Christian_M_2 · ‎02-14-2013

It might take one or two days more, to add this. The days have too little time.

But to give an short overview: I create a vector, fill it with random data. This part is not included in time meassure. Then I operate on it. After getting time, I pick random item and store it in a volatile variable. This way compiler does not optimize anything away, also in release config.

Would it be ok, to go to Visual Studio 2010 project? I work with VS2010 and VS2012 and have no 2008 installed?
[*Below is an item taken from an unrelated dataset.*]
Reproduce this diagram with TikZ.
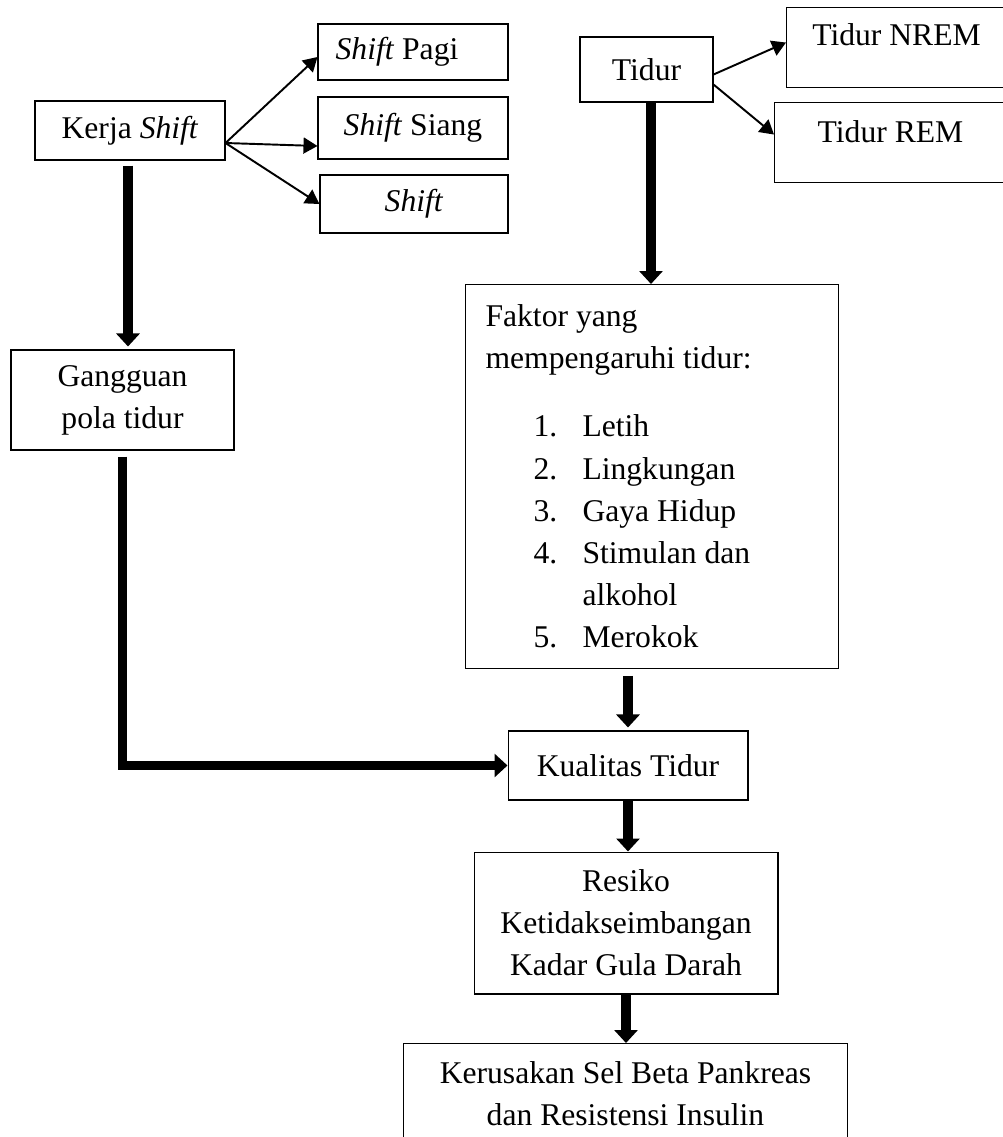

SergeyKostrov · ‎02-14-2013

>>...It might take one or two days more, to add this. The days have too little time. Thanks for the update. >>...Would it be ok, to go to Visual Studio 2010 project? I work with VS2010 and VS2012 and have no 2008 installed?.. Yes. I will "port" the project back to Visual Studio 2008 ( opposite case... ).

SergeyKostrov · ‎02-14-2013

>>...But I think you get AVX to be a lot of faster then SSE... As of today I have two test cases and you have a 2nd one in VS 2008 project attached a couple of days ago. I see 3x difference on Ivy Bridge system ( application was compiled with Intel C++ compiler XE 2013 ) and I don't confirm 6x difference between SSE2 and AVX sqrt-calculations. Also, I consider that the 2nd case is better implemented. As Tim noted you could have some negative impact related to cache lines and I think you need to use VTune to analyse your processing on Sandy Bridge.

Christian_M_2 · ‎02-16-2013

So here we go with the tests.

Unfortunately I see a problem. You use very high iteration counts. And now I create a vector containing all elements and operate on it. The same for the result. Maybe we should change this to a combination of vector with certain size and iterating above it. But then it is hard to get comparable results. Do you have some idea? We could create a vector with size of 1 MB to fit in L3 for sure. Then operate on all elements and repeat this to get on overall iteration count?

Feel free to make comments on the code.